EQT Gears Up For Huron Play Acres' Divestment To Reduce Debt

 | Jun 29, 2018 02:58AM ET

EQT Corporation (NYSE:EQT) recently agreed to divest around 2.5 million non-core Huron Play acres for $575 million, to Diversified Gas and Oil Plc. The net acres are located in Southern Appalachia. The transaction is expected to conclude in July 2018.

Divestment Package

The all-cash deal enabled the company to sell net acreages in Kentucky, Virginia, and southern West Virginia. In the last reported quarter, net production from around 12,000 wells in the area came in about 200 million cubic feet of gas equivalent per day. Per the company, the assets consist of net proved developed reserves of 1.6 trillion cubic feet of gas equivalent. Around 250 employees, currently working at the site, will be transferred to Diversified Gas and Oil.

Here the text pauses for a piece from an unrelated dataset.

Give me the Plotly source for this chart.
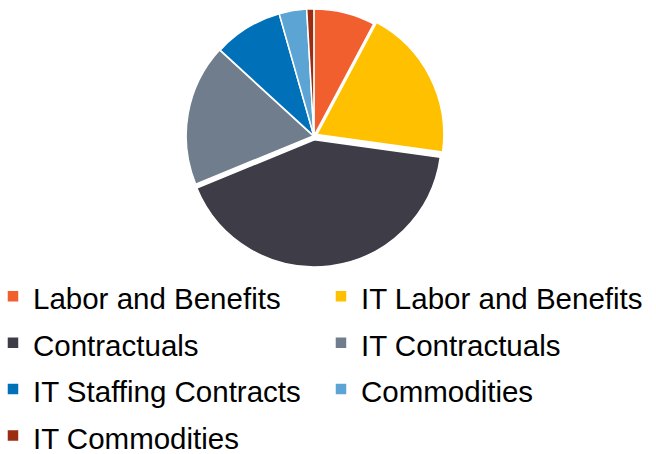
import plotly.graph_objects as go

# Budget share by spending category (percent)
categories = [
    "Labor and Benefits",
    "IT Labor and Benefits",
    "Contractuals",
    "IT Contractuals",
    "IT Staffing Contracts",
    "Commodities",
    "IT Commodities",
]
shares = [7.8, 19.4, 41.6, 18.0, 8.8, 3.5, 0.9]
colors = ["#F15F2E", "#FFC000", "#3D3C47", "#6F7D8C", "#0070B8", "#5BA4D4", "#9B2D10"]
pulls = [0.0, 0.025, 0.03, 0.005, 0.0, 0.0, 0.0]

# legend text size; the legend font size itself sets the row pitch
label_font = 29.5
legend_labels = [
    f"<span style='font-size:{label_font}px'>{c}</span>" for c in categories
]

fig = go.Figure(
    go.Pie(
        labels=legend_labels,
        values=shares,
        sort=False,
        direction="clockwise",
        rotation=0,
        pull=pulls,
        textinfo="none",
        hoverinfo="label+percent",
        marker=dict(colors=colors, line=dict(color="white", width=1.5)),
        domain=dict(x=[0, 0.957], y=[0.004, 0.981]),
    )
)

fig.update_layout(
    width=656,
    height=454,
    margin=dict(l=0, r=0, t=0, b=186, autoexpand=False),
    paper_bgcolor="white",
    plot_bgcolor="white",
    font=dict(family="Liberation Sans, Arial, sans-serif", color="black"),
    showlegend=True,
    legend=dict(
        orientation="h",
        x=-0.0107,
        xanchor="left",
        y=0,
        yanchor="top",
        entrywidth=283,
        entrywidthmode="pixels",
        font=dict(size=33.4),
        maxheight=400,
        itemclick=False,
        traceorder="normal",
    ),
)

fig.write_html("out.html")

The financial and operational guidance for 2018 will be revised as a result of the divestment, which the company plans to disclose in the April-June earnings report that is slated to be announced on Jul 26.

Divestment Rationale

Liability Reliever: The transaction enables the company to get rid of the liabilities related to the properties, which includes around $200 million plugging costs. Moreover, per the deal, the properties’ deep drilling rights will stay with EQT Corporation.

Debt Reduction: The deal is expected to help the company reduce debt burden, which surged in the last two reported quarters primarily due to the $6.7-billion Rice Energy acquisition . At the end of the first quarter of 2018, EQT Corporation had a long-term debt of $7,457 million.